Eating Zoo Animals: A Paris Christmas Dinner Menu from 1870
A Famous Chef Turned Zoo Animals into Haute Cuisine During the 1870 Siege of Paris
The 99th Day of the Siege
During the 1870 siege of Paris in the Franco-Prussian war, desperate times led to desperate measures, even for the wealthy elites of the city. Chef Alexandre Etienne Choron of the prestigious restaurant Voisin in Paris crafted an extraordinary Christmas Day menu by turning to the animals of the Jardin des Plantes zoo. The zoo, unable to feed the animals due to the ongoing siege, sold them off, including two of their famous elephants, Castor, and Pollux.
While Choron was famous in his day, certainly within Paris, today it is his Christmas Zoo Menu he is most known for. The top of the menu says, “25 December 1870, the 99th Day of the Siege,” before listing the offerings. People really must have had no idea what they were in for.
Parisians get desperate
All supplies to Paris were cut off, leaving residents to eat whatever they could find. After months of a blockade, the ill-prepared residents of Paris resorted to eating whatever they could. Butchers began selling meat from dogs, cats, and rats. A painting by Narcisse Chaillou and letters from painter Édouard Manet document this grim reality.
In a letter to his wife, Manet wrote: ‘There are cat, dog and rat butchers in Paris now, we eat nothing but horse when we can get it at all.’ In the first months of the siege, Parisians ate 70,000 horses. Curiously, the mail was one of the only things able to leave Paris during the siege, sent out by hot air balloon, as improbably as that sounds.
Despite the dire circumstances, the elite's appetite for haute cuisine remained. Choron’s menu provided a unique dining experience that stood out in culinary history.

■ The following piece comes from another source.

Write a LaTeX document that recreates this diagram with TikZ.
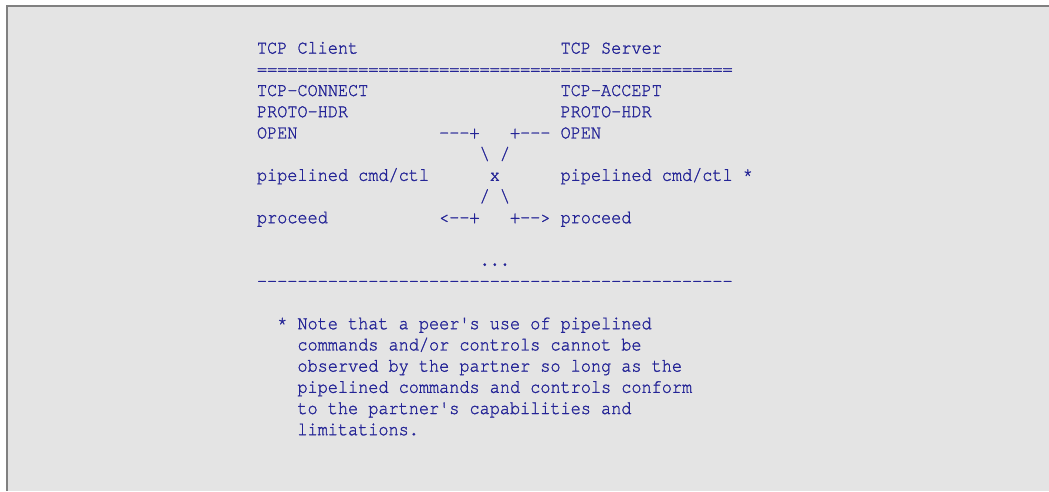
\documentclass[tikz,border=0pt]{standalone}
\usepackage{fontspec}
\newfontfamily\asciifont[FakeStretch=0.8785, FakeBold=1.2]{TeX Gyre Cursor}
\definecolor{ink}{RGB}{36,36,150}
\definecolor{panel}{RGB}{228,228,228}
\definecolor{framegray}{RGB}{128,128,128}
\tikzset{
  txt/.style={anchor=base west, inner sep=0pt, outer sep=0pt, text=ink,
    font=\asciifont\fontsize{19.2}{21.2}\selectfont},
}
% place text at a character cell: column, row, node name, text
\newcommand\cellat[4]{\node[txt] (#3) at ({257+10.12*#1},{53.6+21.2*#2}) {#4};}
\begin{document}
\begin{tikzpicture}[x=1pt,y=-1pt]
  \useasboundingbox (0,0) rectangle (1049,491);
  \fill[white] (0,0) rectangle (1049,491);
  \fill[panel] (7,6) rectangle (1049,491);
  \draw[framegray, line width=1.3pt] (7,491) -- (7,6) -- (1049,6);

  \cellat{0}{0}{client}{TCP Client}
  \cellat{30}{0}{server}{TCP Server}
  \cellat{0}{1}{rule1}{===============================================}
  \cellat{0}{2}{cconn}{TCP-CONNECT}
  \cellat{30}{2}{saccept}{TCP-ACCEPT}
  \cellat{0}{3}{chdr}{PROTO-HDR}
  \cellat{30}{3}{shdr}{PROTO-HDR}
  \cellat{0}{4}{copen}{OPEN}
  \cellat{18}{4}{copenarr}{---+}
  \cellat{25}{4}{sopenarr}{+---}
  \cellat{30}{4}{sopen}{OPEN}
  \cellat{22}{5}{bs1}{\textbackslash}
  \cellat{24}{5}{sl1}{/}
  \cellat{0}{6}{cpipe}{pipelined cmd/ctl}
  \cellat{23}{6}{cross}{x}
  \cellat{30}{6}{spipe}{pipelined cmd/ctl}
  \cellat{48}{6}{star}{*}
  \cellat{22}{7}{sl2}{/}
  \cellat{24}{7}{bs2}{\textbackslash}
  \cellat{0}{8}{cproc}{proceed}
  \cellat{18}{8}{cprocarr}{<--+}
  \cellat{25}{8}{sprocarr}{+-->}
  \cellat{30}{8}{sproc}{proceed}
  \cellat{22}{10}{dots}{...}
  \cellat{0}{11}{rule2}{-----------------------------------------------}
  \cellat{2}{13}{notestar}{*}
  \cellat{4}{13}{note1}{Note that a peer's use of pipelined}
  \cellat{4}{14}{note2}{commands and/or controls cannot be}
  \cellat{4}{15}{note3}{observed by the partner so long as the}
  \cellat{4}{16}{note4}{pipelined commands and controls conform}
  \cellat{4}{17}{note5}{to the partner's capabilities and}
  \cellat{4}{18}{note6}{limitations.}
\end{tikzpicture}
\end{document}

The festive menu on December 25, 1870, was a stark contrast to typical holiday fare. It featured dishes such as stuffed donkey head, elephant consommé, and roasted camel “English style.” Other exotic offerings included kangaroo stew, bear shanks in pepper sauce, and wolf haunch in venison sauce. Diners could also enjoy cat garnished with rats and an antelope terrine with truffles. The feast was complemented by fine wines like Mouton Rothschild 1846 and Château Palmer 1864. The elephants were enormously expensive, selling for 27,000 francs, or over €160,000 in today’s currency. One could only assume that the meal was outrageously expensive, but there’s no record of the cost.
Voisin was not the only place taking advantage of the zoo. Restaurant Peters, situated near the Paris opera house, offered a New Year’s Day feast of roast donkey, fillet of elephant in a Madère sauce, bear thighs and peacock.
Not all guests appreciated the effort. English writer Henry Labouchère, who dined at Voisin, wrote, æYesterday, I had a slice of Pollux for dinner” and remarked on the toughness and oiliness of elephant meat, advising against it “for English families” as long as more conventional meats were available.
Eventually, the Germans overran the city and France regained Paris after having agreed to repay Germany for the cost of the war. The Germans then opened the city, parading food in. While Parisians swept the streets behind the Germans to “clean the filth” from their city, some of the first arrivals of food convoys sparked riots and pillaging, while police seemed powerless to stop them.